Task details:
Each line containing the word "that" must be collected.

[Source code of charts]
_ _ _ _ _

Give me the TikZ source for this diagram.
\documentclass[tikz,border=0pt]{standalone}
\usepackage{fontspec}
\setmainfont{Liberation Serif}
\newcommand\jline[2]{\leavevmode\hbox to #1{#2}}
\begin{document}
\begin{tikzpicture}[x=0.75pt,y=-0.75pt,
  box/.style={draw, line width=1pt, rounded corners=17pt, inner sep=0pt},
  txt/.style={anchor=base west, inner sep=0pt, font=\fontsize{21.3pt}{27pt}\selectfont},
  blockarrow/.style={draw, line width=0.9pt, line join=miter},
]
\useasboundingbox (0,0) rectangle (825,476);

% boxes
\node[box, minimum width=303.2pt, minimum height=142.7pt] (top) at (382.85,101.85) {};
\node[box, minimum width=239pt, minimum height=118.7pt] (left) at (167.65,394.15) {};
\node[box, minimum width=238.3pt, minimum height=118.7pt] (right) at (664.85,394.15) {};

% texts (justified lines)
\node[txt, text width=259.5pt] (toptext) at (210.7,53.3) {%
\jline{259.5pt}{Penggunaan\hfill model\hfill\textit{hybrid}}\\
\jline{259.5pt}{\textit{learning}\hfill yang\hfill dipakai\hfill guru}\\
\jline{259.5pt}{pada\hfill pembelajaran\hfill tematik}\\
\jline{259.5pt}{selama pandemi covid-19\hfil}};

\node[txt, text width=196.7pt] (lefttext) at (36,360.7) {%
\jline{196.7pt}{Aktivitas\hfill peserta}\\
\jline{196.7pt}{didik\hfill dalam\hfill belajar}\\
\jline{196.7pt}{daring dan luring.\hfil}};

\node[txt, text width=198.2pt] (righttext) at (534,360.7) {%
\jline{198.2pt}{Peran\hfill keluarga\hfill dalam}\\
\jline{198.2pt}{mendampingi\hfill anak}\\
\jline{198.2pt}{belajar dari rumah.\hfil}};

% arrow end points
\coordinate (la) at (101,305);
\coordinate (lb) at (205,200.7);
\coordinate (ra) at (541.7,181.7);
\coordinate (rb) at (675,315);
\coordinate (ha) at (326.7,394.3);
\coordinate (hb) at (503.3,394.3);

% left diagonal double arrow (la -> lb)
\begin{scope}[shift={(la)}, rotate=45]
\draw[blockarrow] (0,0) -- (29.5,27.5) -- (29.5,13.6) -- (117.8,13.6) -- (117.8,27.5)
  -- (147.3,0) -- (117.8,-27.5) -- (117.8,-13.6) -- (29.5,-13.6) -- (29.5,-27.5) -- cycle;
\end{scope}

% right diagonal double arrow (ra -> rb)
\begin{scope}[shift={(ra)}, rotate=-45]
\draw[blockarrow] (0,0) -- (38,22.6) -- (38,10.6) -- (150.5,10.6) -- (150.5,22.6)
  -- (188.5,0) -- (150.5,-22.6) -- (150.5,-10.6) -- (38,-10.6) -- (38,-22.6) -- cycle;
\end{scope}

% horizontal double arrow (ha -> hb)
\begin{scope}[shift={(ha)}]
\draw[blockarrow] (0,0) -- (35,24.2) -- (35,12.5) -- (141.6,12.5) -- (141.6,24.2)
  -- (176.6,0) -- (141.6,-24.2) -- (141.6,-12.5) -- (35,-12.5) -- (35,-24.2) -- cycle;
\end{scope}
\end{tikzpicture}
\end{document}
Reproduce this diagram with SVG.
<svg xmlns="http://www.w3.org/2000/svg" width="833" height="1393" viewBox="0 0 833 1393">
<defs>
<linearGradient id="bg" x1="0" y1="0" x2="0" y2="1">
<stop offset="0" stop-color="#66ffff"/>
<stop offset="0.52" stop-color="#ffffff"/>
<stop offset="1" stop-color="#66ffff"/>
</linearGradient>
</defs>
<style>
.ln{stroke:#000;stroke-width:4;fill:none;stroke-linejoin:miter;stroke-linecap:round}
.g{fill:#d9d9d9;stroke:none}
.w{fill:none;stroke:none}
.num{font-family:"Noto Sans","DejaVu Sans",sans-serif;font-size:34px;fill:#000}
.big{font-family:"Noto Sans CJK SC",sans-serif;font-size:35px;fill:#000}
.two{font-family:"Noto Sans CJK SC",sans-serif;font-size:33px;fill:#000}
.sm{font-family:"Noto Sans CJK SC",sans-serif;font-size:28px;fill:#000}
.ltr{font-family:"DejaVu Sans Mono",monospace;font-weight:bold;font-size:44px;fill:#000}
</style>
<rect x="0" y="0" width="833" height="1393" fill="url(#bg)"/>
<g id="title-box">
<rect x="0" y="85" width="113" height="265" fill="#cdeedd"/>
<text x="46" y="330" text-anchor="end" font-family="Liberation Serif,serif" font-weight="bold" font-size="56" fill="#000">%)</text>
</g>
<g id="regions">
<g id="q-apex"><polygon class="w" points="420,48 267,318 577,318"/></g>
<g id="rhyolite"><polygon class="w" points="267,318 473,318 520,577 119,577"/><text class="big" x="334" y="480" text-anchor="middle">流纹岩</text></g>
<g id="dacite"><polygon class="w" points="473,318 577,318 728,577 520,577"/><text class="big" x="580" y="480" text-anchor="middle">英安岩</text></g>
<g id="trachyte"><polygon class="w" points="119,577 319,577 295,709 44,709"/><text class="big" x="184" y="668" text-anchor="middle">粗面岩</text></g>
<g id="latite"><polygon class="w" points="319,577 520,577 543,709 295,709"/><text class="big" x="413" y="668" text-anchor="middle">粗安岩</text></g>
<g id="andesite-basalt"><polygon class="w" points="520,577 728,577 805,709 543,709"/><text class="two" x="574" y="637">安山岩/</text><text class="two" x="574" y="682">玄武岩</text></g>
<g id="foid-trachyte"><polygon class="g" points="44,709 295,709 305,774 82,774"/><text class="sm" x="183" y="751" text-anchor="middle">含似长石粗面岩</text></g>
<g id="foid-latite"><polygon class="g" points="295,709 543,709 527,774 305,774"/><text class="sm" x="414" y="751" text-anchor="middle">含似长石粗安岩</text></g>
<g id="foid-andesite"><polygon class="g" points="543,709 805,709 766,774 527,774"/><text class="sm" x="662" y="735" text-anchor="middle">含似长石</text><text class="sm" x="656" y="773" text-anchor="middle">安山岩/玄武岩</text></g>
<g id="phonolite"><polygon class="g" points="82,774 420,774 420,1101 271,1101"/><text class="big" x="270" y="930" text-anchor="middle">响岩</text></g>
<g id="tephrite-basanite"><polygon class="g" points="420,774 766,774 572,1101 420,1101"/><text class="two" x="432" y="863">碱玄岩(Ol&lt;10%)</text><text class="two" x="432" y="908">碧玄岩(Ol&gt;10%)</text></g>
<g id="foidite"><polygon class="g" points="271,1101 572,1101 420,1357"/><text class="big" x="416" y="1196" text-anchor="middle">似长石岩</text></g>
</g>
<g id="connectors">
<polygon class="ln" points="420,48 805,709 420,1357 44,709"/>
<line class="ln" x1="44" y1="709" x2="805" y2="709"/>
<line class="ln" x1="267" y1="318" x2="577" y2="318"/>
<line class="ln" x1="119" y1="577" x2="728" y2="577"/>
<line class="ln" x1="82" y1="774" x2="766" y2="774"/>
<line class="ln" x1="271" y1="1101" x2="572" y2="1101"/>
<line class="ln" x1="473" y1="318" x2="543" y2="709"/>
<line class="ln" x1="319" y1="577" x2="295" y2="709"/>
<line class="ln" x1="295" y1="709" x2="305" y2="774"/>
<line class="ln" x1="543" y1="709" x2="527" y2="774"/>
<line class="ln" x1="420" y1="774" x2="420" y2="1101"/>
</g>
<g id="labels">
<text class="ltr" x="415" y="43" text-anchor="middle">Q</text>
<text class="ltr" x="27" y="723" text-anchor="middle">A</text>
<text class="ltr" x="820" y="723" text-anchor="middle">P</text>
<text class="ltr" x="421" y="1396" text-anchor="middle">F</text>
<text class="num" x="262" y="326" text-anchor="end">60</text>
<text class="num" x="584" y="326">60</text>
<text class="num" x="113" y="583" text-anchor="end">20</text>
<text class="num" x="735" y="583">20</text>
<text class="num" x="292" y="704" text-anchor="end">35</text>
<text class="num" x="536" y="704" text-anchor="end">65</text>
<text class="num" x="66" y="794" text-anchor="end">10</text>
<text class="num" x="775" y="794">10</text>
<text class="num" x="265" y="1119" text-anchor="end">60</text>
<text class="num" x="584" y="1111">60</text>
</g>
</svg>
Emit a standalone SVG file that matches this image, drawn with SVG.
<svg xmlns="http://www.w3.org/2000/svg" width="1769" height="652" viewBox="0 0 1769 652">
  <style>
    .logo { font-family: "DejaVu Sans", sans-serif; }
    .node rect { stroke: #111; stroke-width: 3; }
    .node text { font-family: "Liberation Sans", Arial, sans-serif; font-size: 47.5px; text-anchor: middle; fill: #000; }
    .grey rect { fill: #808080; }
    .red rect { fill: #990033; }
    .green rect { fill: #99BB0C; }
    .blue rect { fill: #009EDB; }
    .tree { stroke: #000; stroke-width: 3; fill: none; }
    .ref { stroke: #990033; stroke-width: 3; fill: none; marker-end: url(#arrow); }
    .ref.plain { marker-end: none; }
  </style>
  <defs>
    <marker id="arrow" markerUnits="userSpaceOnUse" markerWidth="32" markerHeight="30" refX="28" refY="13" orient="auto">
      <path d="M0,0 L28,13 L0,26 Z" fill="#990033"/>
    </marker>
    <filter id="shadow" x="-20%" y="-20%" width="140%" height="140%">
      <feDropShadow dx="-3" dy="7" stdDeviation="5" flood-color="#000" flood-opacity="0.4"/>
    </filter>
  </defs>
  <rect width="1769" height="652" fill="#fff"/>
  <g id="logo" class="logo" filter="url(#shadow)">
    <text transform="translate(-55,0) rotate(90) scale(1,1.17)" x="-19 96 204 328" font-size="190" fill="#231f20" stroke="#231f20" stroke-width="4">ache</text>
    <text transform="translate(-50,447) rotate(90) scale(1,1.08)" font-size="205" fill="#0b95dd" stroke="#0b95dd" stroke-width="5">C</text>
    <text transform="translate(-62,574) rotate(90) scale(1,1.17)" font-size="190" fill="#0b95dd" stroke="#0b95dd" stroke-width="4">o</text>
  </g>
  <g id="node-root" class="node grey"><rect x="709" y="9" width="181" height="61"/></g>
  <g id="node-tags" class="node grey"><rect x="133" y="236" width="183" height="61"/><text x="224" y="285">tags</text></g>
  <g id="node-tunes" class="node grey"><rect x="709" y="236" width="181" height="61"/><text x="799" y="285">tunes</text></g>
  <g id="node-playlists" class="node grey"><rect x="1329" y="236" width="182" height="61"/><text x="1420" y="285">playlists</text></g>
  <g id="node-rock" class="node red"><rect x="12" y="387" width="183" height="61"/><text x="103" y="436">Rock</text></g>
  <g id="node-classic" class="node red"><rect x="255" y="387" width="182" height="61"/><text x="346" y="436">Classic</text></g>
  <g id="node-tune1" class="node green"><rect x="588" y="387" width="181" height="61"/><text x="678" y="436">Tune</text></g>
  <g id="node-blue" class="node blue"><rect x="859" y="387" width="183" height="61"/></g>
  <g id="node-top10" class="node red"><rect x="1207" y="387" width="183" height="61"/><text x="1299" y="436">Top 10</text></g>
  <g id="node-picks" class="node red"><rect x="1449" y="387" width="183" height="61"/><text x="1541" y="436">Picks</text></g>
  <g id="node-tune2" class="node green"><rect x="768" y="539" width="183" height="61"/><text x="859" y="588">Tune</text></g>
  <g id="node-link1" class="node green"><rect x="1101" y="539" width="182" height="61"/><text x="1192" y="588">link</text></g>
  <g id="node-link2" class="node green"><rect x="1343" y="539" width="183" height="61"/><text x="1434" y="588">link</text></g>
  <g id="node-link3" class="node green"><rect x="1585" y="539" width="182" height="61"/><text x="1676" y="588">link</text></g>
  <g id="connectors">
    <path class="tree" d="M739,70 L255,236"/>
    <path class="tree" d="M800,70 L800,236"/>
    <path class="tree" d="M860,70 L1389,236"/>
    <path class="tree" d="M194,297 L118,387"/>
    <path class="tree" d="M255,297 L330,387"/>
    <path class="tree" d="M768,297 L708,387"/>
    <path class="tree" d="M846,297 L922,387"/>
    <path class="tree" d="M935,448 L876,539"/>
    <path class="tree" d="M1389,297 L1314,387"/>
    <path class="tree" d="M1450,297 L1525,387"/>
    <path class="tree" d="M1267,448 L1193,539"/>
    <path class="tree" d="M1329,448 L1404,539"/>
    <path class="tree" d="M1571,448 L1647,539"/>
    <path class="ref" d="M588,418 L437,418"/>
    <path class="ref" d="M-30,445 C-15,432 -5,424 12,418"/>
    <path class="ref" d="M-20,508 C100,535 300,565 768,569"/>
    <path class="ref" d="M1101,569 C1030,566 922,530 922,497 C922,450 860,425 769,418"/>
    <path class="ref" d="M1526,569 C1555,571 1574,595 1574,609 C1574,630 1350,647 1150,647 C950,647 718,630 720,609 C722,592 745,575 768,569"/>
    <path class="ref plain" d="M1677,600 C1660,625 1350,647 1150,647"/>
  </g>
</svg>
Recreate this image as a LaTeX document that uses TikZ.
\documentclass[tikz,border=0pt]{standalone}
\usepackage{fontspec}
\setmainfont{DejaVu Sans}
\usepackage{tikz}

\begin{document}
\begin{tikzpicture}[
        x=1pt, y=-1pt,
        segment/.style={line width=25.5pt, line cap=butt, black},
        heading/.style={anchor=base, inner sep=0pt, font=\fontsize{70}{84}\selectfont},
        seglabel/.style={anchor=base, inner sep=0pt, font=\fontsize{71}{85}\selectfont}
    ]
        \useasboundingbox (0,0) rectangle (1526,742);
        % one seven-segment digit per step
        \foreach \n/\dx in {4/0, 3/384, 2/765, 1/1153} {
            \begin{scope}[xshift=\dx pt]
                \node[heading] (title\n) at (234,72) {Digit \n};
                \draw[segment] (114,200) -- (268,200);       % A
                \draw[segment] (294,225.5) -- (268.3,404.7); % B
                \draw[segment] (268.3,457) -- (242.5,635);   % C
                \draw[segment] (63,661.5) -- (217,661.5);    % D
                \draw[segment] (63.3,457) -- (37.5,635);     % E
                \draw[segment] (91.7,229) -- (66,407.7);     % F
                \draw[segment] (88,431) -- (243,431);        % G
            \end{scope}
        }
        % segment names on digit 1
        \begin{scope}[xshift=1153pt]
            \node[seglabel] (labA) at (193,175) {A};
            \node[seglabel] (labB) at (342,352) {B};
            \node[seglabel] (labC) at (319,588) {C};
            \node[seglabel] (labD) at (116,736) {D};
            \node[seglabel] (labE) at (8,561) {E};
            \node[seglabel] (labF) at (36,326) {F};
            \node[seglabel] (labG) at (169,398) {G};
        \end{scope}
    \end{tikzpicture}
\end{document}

_ _ _ _ _

Answer to the problem:
Emit a standalone SVG file that matches this image, drawn with SVG.
Recreate this image as a LaTeX document that uses TikZ.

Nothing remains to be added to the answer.